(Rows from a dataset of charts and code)
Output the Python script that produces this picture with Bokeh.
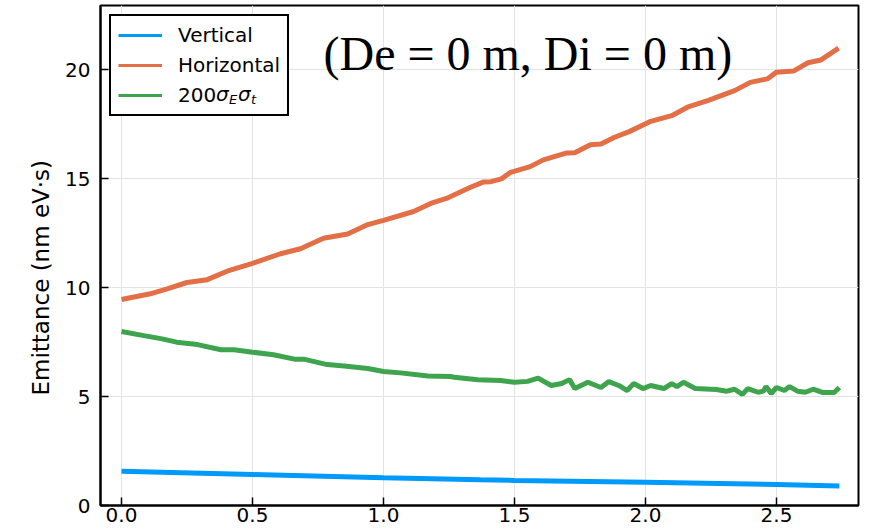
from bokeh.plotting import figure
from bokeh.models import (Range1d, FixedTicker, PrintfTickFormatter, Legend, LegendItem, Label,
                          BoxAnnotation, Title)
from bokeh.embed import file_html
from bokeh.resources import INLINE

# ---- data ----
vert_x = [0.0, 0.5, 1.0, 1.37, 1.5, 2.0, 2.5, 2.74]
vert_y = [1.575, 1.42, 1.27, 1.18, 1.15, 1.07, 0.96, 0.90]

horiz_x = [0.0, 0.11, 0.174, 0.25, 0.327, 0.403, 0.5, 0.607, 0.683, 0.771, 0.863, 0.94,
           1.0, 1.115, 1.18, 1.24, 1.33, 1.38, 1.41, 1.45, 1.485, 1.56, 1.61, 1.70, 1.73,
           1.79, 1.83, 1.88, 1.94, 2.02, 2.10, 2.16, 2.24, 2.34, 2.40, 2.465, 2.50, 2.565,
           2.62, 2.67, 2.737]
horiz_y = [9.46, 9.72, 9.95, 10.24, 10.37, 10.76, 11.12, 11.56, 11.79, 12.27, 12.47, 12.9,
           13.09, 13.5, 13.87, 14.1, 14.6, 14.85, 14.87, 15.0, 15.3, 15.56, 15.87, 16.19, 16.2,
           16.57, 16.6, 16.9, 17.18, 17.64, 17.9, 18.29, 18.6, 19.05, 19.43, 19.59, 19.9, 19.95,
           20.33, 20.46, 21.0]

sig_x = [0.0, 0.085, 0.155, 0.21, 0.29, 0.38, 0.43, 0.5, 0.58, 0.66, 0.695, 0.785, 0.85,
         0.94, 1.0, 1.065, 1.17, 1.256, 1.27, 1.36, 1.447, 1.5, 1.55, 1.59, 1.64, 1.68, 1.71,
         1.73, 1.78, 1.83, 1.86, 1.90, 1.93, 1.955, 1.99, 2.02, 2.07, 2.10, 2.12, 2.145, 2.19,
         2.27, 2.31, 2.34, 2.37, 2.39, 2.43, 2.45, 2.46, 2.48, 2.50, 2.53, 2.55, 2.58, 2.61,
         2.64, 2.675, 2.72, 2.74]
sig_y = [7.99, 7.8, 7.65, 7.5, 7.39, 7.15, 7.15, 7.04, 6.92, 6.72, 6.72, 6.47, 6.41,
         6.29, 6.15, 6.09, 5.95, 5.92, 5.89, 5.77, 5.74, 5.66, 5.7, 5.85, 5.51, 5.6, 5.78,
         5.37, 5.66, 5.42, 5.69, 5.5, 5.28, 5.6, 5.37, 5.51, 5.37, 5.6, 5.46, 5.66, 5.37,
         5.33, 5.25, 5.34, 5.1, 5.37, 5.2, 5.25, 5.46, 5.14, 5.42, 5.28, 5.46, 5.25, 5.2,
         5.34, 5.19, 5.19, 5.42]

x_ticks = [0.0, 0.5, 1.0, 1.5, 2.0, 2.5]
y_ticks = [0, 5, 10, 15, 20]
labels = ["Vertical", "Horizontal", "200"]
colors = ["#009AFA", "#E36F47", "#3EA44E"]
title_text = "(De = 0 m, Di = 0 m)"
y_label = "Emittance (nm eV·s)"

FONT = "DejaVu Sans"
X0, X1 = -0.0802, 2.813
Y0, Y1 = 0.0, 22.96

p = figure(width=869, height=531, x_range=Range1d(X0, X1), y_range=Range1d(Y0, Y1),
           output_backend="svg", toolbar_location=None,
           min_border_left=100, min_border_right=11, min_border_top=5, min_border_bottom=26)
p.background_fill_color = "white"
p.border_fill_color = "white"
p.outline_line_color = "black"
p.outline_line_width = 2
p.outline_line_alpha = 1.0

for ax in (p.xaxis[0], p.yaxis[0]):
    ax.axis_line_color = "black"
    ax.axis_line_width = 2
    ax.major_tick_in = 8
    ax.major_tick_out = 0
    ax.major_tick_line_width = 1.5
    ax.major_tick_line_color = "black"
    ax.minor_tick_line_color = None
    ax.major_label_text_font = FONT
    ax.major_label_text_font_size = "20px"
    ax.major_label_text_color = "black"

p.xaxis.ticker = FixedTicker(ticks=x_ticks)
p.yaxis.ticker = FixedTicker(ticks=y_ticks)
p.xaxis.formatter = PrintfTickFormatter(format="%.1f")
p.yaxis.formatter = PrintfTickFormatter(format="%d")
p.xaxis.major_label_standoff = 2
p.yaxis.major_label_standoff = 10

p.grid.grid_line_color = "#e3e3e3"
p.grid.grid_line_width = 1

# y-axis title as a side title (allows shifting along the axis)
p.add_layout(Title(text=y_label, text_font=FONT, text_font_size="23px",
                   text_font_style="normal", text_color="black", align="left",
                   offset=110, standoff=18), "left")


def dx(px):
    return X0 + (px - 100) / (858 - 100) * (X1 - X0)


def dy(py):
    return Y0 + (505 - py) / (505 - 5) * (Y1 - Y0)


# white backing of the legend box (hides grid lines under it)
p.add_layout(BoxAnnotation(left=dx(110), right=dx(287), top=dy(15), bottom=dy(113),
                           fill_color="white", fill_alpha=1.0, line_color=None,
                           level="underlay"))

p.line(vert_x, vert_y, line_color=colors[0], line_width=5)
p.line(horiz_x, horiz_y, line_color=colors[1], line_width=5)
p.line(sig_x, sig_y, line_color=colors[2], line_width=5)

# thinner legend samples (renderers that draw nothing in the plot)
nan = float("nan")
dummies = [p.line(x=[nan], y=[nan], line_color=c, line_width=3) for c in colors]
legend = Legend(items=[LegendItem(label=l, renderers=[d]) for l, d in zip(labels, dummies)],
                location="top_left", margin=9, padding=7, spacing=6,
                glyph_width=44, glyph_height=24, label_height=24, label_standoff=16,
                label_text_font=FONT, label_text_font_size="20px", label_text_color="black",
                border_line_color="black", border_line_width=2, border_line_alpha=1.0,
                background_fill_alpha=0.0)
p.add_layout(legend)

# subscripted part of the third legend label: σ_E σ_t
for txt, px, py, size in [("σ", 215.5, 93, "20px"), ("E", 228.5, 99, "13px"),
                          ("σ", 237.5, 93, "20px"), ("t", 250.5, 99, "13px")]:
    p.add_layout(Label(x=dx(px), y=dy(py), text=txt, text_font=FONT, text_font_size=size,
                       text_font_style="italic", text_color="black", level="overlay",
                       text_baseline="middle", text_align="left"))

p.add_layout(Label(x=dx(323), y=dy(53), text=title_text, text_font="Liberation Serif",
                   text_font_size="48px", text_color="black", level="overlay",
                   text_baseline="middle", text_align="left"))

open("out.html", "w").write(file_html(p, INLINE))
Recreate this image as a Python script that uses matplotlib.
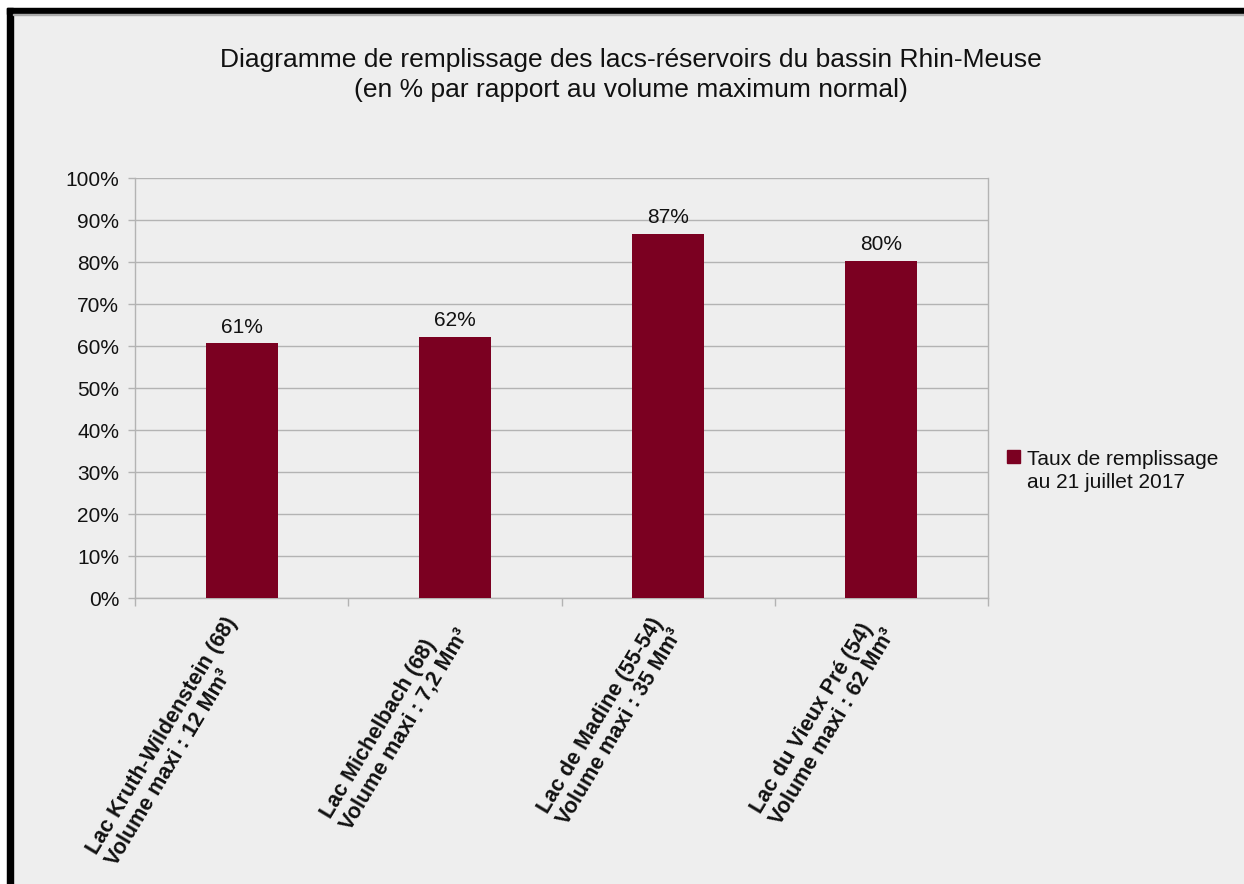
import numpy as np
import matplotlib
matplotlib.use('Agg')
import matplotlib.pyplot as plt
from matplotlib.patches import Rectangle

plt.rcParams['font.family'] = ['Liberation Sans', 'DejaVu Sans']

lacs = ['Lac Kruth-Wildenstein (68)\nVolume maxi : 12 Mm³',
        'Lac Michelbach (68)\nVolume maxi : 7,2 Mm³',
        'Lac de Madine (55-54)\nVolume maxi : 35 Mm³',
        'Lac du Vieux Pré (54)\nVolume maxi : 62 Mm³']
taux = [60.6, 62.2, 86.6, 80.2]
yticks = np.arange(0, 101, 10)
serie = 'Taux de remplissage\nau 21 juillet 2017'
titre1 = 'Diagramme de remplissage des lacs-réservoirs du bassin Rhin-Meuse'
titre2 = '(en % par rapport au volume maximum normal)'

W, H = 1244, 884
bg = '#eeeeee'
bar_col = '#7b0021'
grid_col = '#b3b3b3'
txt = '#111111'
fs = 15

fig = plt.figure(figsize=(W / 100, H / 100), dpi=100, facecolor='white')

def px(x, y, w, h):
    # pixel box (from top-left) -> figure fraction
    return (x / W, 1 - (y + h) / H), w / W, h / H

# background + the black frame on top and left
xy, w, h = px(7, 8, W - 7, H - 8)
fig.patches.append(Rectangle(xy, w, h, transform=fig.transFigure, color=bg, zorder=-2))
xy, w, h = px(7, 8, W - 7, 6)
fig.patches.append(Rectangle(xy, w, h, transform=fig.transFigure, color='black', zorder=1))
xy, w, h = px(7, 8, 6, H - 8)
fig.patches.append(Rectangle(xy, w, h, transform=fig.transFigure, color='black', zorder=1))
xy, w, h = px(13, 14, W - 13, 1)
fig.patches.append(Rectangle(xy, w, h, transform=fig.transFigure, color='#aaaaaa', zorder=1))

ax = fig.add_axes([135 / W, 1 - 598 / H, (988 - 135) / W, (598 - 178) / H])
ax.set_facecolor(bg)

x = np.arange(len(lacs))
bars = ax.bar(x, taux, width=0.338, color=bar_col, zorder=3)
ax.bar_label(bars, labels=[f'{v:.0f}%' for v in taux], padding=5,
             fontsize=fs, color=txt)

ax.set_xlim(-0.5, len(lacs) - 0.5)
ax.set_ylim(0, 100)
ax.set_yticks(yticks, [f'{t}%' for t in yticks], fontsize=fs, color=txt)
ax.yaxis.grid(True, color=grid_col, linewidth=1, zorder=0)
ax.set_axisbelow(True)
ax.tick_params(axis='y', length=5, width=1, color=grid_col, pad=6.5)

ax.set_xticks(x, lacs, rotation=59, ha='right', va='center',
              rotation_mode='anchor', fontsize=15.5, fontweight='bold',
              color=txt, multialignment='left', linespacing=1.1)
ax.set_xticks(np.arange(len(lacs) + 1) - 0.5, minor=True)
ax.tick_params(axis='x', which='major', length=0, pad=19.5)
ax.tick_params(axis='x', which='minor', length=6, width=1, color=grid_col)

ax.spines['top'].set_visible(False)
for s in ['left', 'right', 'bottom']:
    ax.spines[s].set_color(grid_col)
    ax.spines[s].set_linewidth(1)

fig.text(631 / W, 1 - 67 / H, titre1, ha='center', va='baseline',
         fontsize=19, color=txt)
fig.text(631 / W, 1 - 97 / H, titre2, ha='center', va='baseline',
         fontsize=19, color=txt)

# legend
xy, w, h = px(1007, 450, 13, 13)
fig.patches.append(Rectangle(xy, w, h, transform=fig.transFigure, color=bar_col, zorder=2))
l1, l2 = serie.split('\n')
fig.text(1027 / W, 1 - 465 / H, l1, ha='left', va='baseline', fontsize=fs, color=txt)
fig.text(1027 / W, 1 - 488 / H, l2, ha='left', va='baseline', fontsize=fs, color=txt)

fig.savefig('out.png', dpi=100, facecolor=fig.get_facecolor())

▶ Required task: Show all lines from the listing above in which "matplotlib" appears.

▶ Response to the exercise:
Recreate this image as a Python script that uses matplotlib.
import matplotlib
matplotlib.use('Agg')
import matplotlib.pyplot as plt
from matplotlib.patches import Rectangle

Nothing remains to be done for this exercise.